Recorded data:
____________

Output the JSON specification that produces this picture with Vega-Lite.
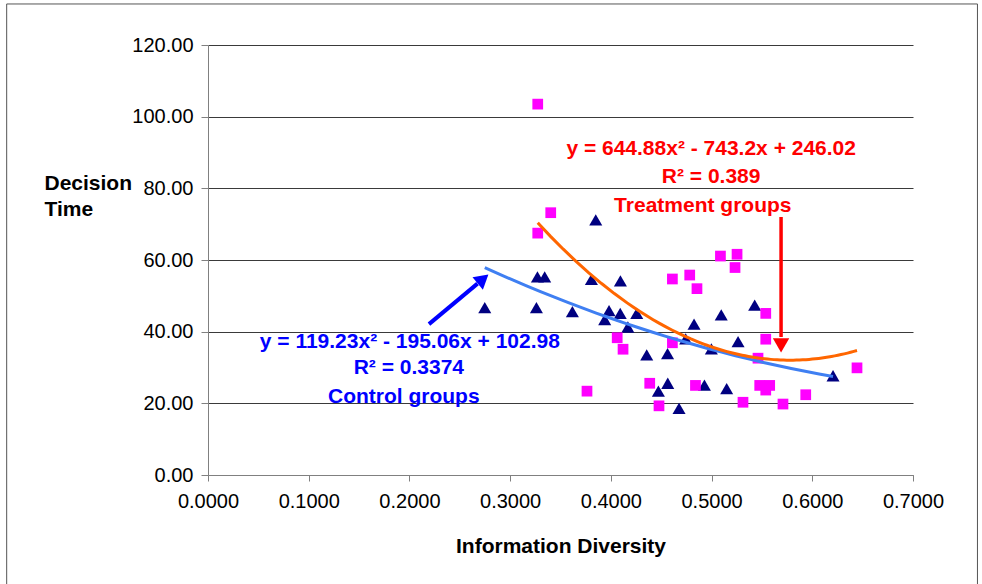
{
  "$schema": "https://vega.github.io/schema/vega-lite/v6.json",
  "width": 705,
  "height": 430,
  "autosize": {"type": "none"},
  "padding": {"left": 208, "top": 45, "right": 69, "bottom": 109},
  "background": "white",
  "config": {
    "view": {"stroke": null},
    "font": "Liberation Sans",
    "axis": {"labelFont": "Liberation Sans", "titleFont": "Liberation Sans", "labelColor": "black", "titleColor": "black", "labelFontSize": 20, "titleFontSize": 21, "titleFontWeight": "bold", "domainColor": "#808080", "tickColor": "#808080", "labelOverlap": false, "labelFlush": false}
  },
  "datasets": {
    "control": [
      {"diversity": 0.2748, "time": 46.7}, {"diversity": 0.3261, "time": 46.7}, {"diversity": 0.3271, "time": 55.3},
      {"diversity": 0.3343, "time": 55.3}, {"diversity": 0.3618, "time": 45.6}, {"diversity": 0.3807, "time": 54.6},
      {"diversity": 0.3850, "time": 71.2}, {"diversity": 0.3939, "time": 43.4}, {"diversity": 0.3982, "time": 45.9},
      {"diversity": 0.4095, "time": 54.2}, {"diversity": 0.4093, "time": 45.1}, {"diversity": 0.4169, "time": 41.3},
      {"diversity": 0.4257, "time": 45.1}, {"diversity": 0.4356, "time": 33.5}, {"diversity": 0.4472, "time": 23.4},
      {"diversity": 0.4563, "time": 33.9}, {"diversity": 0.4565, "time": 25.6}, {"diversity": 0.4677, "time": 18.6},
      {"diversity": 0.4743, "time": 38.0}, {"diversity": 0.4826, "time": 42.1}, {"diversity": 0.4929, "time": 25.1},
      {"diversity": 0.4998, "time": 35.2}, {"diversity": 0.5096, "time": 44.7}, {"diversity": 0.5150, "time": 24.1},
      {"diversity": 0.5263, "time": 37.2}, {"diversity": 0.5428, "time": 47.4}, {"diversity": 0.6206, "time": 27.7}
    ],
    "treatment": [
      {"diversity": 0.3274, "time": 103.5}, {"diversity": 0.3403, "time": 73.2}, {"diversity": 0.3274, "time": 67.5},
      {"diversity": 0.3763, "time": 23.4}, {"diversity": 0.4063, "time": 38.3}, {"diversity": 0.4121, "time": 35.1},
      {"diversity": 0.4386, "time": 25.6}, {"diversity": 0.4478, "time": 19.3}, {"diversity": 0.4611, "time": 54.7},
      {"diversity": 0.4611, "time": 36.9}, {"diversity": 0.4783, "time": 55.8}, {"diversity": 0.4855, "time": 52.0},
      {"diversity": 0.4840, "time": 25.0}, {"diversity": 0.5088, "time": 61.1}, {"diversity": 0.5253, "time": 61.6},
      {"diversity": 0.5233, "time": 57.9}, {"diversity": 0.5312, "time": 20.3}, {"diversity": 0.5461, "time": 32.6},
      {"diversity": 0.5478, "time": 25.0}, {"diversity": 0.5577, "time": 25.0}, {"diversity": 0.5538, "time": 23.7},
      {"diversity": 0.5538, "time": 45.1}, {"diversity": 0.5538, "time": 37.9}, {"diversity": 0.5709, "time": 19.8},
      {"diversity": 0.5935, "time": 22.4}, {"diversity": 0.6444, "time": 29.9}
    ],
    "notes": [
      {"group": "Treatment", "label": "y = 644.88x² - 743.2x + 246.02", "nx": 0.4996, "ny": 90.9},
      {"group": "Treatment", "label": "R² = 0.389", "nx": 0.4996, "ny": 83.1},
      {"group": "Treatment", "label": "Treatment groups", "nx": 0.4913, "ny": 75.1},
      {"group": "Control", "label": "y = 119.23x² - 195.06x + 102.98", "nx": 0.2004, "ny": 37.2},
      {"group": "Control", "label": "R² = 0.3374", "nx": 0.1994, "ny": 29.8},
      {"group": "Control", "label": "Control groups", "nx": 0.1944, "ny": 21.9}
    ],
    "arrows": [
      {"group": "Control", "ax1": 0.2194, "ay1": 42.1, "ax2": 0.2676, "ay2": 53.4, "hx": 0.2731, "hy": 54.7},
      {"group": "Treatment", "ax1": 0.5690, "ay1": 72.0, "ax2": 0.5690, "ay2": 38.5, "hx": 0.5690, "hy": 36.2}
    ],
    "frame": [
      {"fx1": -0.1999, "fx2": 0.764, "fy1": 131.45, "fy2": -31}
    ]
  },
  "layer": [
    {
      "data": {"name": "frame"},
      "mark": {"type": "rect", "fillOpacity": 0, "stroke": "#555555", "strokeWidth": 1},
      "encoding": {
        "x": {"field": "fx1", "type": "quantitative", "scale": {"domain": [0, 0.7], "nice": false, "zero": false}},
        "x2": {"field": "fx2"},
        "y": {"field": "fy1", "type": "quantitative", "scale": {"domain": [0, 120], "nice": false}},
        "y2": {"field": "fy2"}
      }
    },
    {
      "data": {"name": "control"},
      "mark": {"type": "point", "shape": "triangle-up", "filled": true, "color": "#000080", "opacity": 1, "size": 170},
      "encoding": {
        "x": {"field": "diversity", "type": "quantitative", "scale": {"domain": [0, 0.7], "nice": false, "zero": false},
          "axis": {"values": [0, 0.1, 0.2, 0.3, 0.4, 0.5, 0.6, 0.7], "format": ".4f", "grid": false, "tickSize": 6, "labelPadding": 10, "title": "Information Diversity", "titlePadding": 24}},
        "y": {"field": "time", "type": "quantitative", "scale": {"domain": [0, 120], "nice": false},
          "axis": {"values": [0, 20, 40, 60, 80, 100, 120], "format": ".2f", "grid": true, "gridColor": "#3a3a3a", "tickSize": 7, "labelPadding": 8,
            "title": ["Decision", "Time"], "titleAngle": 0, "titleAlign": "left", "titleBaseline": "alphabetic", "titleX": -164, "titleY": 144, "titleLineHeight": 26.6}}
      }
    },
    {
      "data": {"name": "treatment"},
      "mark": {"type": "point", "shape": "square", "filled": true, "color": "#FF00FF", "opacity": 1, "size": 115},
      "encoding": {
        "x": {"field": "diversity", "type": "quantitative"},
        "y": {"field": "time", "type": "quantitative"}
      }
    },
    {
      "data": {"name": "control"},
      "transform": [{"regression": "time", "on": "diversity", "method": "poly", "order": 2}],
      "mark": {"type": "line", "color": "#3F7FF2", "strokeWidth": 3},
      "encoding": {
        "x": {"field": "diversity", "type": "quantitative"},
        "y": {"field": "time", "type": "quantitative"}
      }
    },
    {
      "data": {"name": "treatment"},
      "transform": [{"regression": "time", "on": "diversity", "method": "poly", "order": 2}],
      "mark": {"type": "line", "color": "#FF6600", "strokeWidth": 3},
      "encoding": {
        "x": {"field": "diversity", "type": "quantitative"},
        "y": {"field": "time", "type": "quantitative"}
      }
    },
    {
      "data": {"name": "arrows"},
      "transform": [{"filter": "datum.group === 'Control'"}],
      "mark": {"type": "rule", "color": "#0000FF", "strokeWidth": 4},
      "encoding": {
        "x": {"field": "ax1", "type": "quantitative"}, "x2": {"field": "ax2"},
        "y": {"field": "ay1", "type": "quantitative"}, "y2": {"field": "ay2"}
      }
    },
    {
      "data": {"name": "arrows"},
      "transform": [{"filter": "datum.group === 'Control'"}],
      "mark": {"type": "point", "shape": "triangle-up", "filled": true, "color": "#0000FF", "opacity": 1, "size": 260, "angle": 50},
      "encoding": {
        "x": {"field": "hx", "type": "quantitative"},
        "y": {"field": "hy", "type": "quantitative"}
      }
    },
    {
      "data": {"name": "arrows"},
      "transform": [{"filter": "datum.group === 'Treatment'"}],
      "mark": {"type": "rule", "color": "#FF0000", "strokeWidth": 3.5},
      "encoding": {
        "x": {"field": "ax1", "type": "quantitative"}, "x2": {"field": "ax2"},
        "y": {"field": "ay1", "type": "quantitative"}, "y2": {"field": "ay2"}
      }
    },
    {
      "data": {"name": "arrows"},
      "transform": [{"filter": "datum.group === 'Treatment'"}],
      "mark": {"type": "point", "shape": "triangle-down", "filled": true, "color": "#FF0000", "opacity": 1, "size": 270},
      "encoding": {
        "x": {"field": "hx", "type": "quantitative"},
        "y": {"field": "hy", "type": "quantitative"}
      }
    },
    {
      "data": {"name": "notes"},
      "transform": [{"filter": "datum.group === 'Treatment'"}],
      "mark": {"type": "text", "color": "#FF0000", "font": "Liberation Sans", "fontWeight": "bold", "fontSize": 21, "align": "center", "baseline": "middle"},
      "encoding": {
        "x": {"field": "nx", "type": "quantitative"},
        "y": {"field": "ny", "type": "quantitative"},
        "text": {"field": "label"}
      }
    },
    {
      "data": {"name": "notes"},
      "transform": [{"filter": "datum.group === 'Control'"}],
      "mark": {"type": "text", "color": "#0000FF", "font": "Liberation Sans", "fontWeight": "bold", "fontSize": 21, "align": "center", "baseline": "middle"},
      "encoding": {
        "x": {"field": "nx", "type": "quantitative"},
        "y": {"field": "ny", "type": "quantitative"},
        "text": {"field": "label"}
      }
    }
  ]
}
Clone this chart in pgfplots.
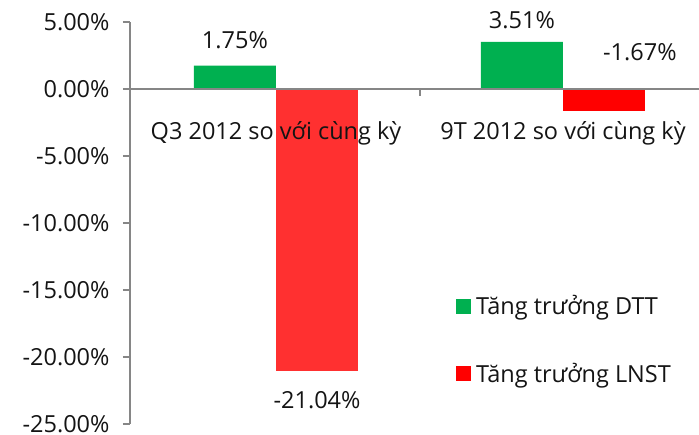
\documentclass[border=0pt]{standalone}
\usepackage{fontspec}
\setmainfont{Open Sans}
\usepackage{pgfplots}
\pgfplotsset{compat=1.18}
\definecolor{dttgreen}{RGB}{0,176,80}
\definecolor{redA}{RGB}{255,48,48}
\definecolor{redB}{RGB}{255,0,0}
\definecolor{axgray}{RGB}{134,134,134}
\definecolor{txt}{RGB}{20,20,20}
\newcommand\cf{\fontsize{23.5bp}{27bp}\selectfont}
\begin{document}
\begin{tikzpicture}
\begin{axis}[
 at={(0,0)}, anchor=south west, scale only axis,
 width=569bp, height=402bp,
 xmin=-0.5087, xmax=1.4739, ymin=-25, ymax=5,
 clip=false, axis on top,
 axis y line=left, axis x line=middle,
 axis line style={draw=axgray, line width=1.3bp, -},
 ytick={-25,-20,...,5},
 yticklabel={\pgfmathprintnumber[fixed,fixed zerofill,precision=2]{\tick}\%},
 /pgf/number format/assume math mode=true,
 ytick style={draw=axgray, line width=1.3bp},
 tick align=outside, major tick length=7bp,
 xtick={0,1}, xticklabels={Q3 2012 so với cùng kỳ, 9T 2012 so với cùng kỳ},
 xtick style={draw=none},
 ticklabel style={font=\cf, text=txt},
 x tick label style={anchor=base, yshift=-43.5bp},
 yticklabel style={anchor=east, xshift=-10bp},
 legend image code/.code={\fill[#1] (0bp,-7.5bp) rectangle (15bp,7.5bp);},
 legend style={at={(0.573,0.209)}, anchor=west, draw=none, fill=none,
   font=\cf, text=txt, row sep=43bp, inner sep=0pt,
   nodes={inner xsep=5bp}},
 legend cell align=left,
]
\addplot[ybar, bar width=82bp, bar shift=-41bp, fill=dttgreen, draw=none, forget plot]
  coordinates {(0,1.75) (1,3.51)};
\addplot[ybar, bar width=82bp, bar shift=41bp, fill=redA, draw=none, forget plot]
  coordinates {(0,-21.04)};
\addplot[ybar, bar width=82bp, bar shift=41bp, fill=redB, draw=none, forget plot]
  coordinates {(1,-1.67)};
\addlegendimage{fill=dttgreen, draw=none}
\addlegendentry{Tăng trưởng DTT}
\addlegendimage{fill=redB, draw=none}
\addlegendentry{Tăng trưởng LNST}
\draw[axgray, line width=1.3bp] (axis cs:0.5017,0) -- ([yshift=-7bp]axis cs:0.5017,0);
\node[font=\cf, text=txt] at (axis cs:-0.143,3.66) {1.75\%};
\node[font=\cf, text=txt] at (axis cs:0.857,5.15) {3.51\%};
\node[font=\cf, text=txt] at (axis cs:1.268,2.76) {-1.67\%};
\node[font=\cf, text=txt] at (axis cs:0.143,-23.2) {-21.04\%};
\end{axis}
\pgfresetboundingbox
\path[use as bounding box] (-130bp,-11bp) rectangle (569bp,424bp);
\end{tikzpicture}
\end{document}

____________

Exercise task → Report the number of lines in the entries above that include the string "this". Give nothing but the number.

Exercise solution → 2